> **Request**:
Leave the pictures out and transcribe every record exactly.

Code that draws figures
++++++++++

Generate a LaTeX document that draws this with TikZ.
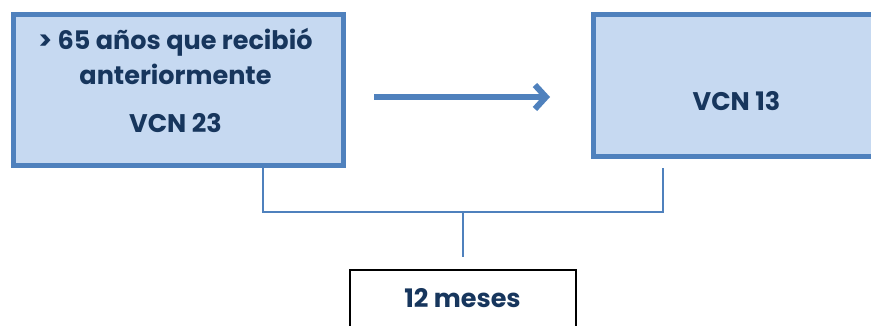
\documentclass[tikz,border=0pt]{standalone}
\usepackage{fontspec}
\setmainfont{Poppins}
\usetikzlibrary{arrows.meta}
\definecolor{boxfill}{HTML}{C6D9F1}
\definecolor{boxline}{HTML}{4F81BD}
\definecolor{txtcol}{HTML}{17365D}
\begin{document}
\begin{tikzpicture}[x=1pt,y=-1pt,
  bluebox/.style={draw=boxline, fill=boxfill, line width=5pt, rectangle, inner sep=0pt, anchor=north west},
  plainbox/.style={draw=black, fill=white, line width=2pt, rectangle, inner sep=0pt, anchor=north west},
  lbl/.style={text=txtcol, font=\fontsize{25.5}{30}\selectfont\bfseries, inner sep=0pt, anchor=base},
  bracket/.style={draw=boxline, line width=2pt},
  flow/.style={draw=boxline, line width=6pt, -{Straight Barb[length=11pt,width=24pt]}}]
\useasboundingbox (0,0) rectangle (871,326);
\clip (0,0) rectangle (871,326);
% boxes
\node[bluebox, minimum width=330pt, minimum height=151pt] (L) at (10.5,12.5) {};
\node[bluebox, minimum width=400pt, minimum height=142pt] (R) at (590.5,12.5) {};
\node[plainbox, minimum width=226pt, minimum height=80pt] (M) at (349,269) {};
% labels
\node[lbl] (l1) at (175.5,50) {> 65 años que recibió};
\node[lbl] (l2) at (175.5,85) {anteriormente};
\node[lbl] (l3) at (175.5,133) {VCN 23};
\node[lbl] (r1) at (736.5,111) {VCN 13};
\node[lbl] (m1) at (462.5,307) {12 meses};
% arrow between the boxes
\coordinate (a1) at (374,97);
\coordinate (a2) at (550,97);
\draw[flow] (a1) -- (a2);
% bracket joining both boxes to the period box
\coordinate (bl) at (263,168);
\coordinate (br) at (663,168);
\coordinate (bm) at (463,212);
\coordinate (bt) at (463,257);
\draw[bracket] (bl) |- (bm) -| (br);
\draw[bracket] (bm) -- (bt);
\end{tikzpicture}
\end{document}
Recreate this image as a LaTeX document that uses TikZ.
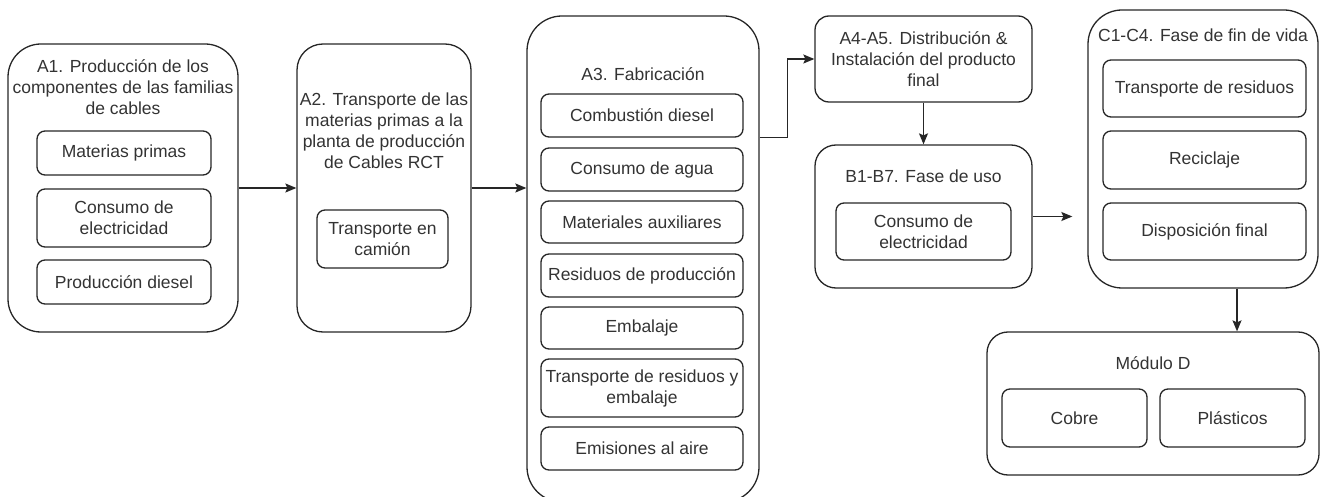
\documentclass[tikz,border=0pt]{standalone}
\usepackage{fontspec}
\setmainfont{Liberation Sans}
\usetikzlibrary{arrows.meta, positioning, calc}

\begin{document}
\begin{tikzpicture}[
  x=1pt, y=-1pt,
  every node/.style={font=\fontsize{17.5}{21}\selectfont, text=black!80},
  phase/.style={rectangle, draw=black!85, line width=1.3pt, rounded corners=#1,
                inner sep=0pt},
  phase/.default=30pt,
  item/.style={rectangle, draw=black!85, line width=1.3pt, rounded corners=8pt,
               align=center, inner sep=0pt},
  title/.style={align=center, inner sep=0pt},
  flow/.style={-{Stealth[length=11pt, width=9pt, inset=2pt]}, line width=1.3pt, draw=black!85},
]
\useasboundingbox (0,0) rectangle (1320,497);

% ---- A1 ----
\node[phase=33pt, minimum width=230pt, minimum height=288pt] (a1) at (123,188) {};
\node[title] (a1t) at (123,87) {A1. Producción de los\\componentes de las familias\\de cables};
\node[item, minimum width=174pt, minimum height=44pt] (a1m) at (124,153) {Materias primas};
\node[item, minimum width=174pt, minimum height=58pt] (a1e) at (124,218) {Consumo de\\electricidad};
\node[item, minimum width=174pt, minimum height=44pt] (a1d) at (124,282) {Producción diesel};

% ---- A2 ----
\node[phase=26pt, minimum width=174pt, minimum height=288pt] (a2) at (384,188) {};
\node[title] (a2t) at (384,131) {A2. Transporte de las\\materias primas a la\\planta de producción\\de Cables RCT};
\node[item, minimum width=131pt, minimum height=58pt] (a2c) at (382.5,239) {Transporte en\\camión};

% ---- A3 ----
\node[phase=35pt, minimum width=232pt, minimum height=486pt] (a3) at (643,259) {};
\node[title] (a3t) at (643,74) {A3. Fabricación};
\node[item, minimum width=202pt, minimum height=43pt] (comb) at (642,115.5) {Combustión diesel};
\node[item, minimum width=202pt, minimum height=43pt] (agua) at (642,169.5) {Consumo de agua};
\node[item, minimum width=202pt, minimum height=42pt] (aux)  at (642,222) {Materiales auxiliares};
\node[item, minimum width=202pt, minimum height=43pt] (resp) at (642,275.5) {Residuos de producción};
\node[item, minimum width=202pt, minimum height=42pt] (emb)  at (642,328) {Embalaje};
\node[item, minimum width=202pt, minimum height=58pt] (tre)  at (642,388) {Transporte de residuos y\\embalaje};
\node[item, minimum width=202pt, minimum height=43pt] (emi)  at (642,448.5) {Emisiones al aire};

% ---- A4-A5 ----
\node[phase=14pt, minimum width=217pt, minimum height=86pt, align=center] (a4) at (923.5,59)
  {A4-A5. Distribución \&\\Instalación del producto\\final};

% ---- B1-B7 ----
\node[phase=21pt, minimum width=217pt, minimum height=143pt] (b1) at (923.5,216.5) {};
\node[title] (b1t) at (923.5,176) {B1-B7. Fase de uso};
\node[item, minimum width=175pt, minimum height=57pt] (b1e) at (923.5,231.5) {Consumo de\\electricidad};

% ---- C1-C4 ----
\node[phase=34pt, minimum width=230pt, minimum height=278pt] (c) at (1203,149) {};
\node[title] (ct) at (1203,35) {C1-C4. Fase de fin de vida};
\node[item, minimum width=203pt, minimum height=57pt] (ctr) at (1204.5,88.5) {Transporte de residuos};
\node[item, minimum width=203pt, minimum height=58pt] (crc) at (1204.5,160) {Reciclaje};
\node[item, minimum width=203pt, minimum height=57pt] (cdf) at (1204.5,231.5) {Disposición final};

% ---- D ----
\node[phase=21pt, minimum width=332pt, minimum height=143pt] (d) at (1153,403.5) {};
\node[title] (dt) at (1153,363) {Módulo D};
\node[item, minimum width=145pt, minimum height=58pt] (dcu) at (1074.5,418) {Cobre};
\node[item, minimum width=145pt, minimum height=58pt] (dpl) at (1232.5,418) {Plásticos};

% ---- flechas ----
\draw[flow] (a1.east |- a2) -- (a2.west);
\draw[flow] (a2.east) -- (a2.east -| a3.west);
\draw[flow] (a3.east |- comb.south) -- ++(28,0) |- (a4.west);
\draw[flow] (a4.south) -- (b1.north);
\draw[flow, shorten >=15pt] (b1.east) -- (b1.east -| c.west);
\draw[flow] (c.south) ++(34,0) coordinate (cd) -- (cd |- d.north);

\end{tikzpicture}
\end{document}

++++++++++

> **Result for this task**:
Generate a LaTeX document that draws this with TikZ.
\documentclass[tikz,border=0pt]{standalone}
\usepackage{fontspec}
\setmainfont{Poppins}
\usetikzlibrary{arrows.meta}
\definecolor{boxfill}{HTML}{C6D9F1}
\definecolor{boxline}{HTML}{4F81BD}
\definecolor{txtcol}{HTML}{17365D}
\begin{document}
\begin{tikzpicture}[x=1pt,y=-1pt,
  bluebox/.style={draw=boxline, fill=boxfill, line width=5pt, rectangle, inner sep=0pt, anchor=north west},
  plainbox/.style={draw=black, fill=white, line width=2pt, rectangle, inner sep=0pt, anchor=north west},
  lbl/.style={text=txtcol, font=\fontsize{25.5}{30}\selectfont\bfseries, inner sep=0pt, anchor=base},
  bracket/.style={draw=boxline, line width=2pt},
  flow/.style={draw=boxline, line width=6pt, -{Straight Barb[length=11pt,width=24pt]}}]
\useasboundingbox (0,0) rectangle (871,326);
\clip (0,0) rectangle (871,326);
% boxes
\node[bluebox, minimum width=330pt, minimum height=151pt] (L) at (10.5,12.5) {};
\node[bluebox, minimum width=400pt, minimum height=142pt] (R) at (590.5,12.5) {};
\node[plainbox, minimum width=226pt, minimum height=80pt] (M) at (349,269) {};
% labels
\node[lbl] (l1) at (175.5,50) {> 65 años que recibió};
\node[lbl] (l2) at (175.5,85) {anteriormente};
\node[lbl] (l3) at (175.5,133) {VCN 23};
\node[lbl] (r1) at (736.5,111) {VCN 13};
\node[lbl] (m1) at (462.5,307) {12 meses};
% arrow between the boxes
\coordinate (a1) at (374,97);
\coordinate (a2) at (550,97);
\draw[flow] (a1) -- (a2);
% bracket joining both boxes to the period box
\coordinate (bl) at (263,168);
\coordinate (br) at (663,168);
\coordinate (bm) at (463,212);
\coordinate (bt) at (463,257);
\draw[bracket] (bl) |- (bm) -| (br);
\draw[bracket] (bm) -- (bt);
\end{tikzpicture}
\end{document}
Recreate this image as a LaTeX document that uses TikZ.
\documentclass[tikz,border=0pt]{standalone}
\usepackage{fontspec}
\setmainfont{Liberation Sans}
\usetikzlibrary{arrows.meta, positioning, calc}

\begin{document}
\begin{tikzpicture}[
  x=1pt, y=-1pt,
  every node/.style={font=\fontsize{17.5}{21}\selectfont, text=black!80},
  phase/.style={rectangle, draw=black!85, line width=1.3pt, rounded corners=#1,
                inner sep=0pt},
  phase/.default=30pt,
  item/.style={rectangle, draw=black!85, line width=1.3pt, rounded corners=8pt,
               align=center, inner sep=0pt},
  title/.style={align=center, inner sep=0pt},
  flow/.style={-{Stealth[length=11pt, width=9pt, inset=2pt]}, line width=1.3pt, draw=black!85},
]
\useasboundingbox (0,0) rectangle (1320,497);

% ---- A1 ----
\node[phase=33pt, minimum width=230pt, minimum height=288pt] (a1) at (123,188) {};
\node[title] (a1t) at (123,87) {A1. Producción de los\\componentes de las familias\\de cables};
\node[item, minimum width=174pt, minimum height=44pt] (a1m) at (124,153) {Materias primas};
\node[item, minimum width=174pt, minimum height=58pt] (a1e) at (124,218) {Consumo de\\electricidad};
\node[item, minimum width=174pt, minimum height=44pt] (a1d) at (124,282) {Producción diesel};

% ---- A2 ----
\node[phase=26pt, minimum width=174pt, minimum height=288pt] (a2) at (384,188) {};
\node[title] (a2t) at (384,131) {A2. Transporte de las\\materias primas a la\\planta de producción\\de Cables RCT};
\node[item, minimum width=131pt, minimum height=58pt] (a2c) at (382.5,239) {Transporte en\\camión};

% ---- A3 ----
\node[phase=35pt, minimum width=232pt, minimum height=486pt] (a3) at (643,259) {};
\node[title] (a3t) at (643,74) {A3. Fabricación};
\node[item, minimum width=202pt, minimum height=43pt] (comb) at (642,115.5) {Combustión diesel};
\node[item, minimum width=202pt, minimum height=43pt] (agua) at (642,169.5) {Consumo de agua};
\node[item, minimum width=202pt, minimum height=42pt] (aux)  at (642,222) {Materiales auxiliares};
\node[item, minimum width=202pt, minimum height=43pt] (resp) at (642,275.5) {Residuos de producción};
\node[item, minimum width=202pt, minimum height=42pt] (emb)  at (642,328) {Embalaje};
\node[item, minimum width=202pt, minimum height=58pt] (tre)  at (642,388) {Transporte de residuos y\\embalaje};
\node[item, minimum width=202pt, minimum height=43pt] (emi)  at (642,448.5) {Emisiones al aire};

% ---- A4-A5 ----
\node[phase=14pt, minimum width=217pt, minimum height=86pt, align=center] (a4) at (923.5,59)
  {A4-A5. Distribución \&\\Instalación del producto\\final};

% ---- B1-B7 ----
\node[phase=21pt, minimum width=217pt, minimum height=143pt] (b1) at (923.5,216.5) {};
\node[title] (b1t) at (923.5,176) {B1-B7. Fase de uso};
\node[item, minimum width=175pt, minimum height=57pt] (b1e) at (923.5,231.5) {Consumo de\\electricidad};

% ---- C1-C4 ----
\node[phase=34pt, minimum width=230pt, minimum height=278pt] (c) at (1203,149) {};
\node[title] (ct) at (1203,35) {C1-C4. Fase de fin de vida};
\node[item, minimum width=203pt, minimum height=57pt] (ctr) at (1204.5,88.5) {Transporte de residuos};
\node[item, minimum width=203pt, minimum height=58pt] (crc) at (1204.5,160) {Reciclaje};
\node[item, minimum width=203pt, minimum height=57pt] (cdf) at (1204.5,231.5) {Disposición final};

% ---- D ----
\node[phase=21pt, minimum width=332pt, minimum height=143pt] (d) at (1153,403.5) {};
\node[title] (dt) at (1153,363) {Módulo D};
\node[item, minimum width=145pt, minimum height=58pt] (dcu) at (1074.5,418) {Cobre};
\node[item, minimum width=145pt, minimum height=58pt] (dpl) at (1232.5,418) {Plásticos};

% ---- flechas ----
\draw[flow] (a1.east |- a2) -- (a2.west);
\draw[flow] (a2.east) -- (a2.east -| a3.west);
\draw[flow] (a3.east |- comb.south) -- ++(28,0) |- (a4.west);
\draw[flow] (a4.south) -- (b1.north);
\draw[flow, shorten >=15pt] (b1.east) -- (b1.east -| c.west);
\draw[flow] (c.south) ++(34,0) coordinate (cd) -- (cd |- d.north);

\end{tikzpicture}
\end{document}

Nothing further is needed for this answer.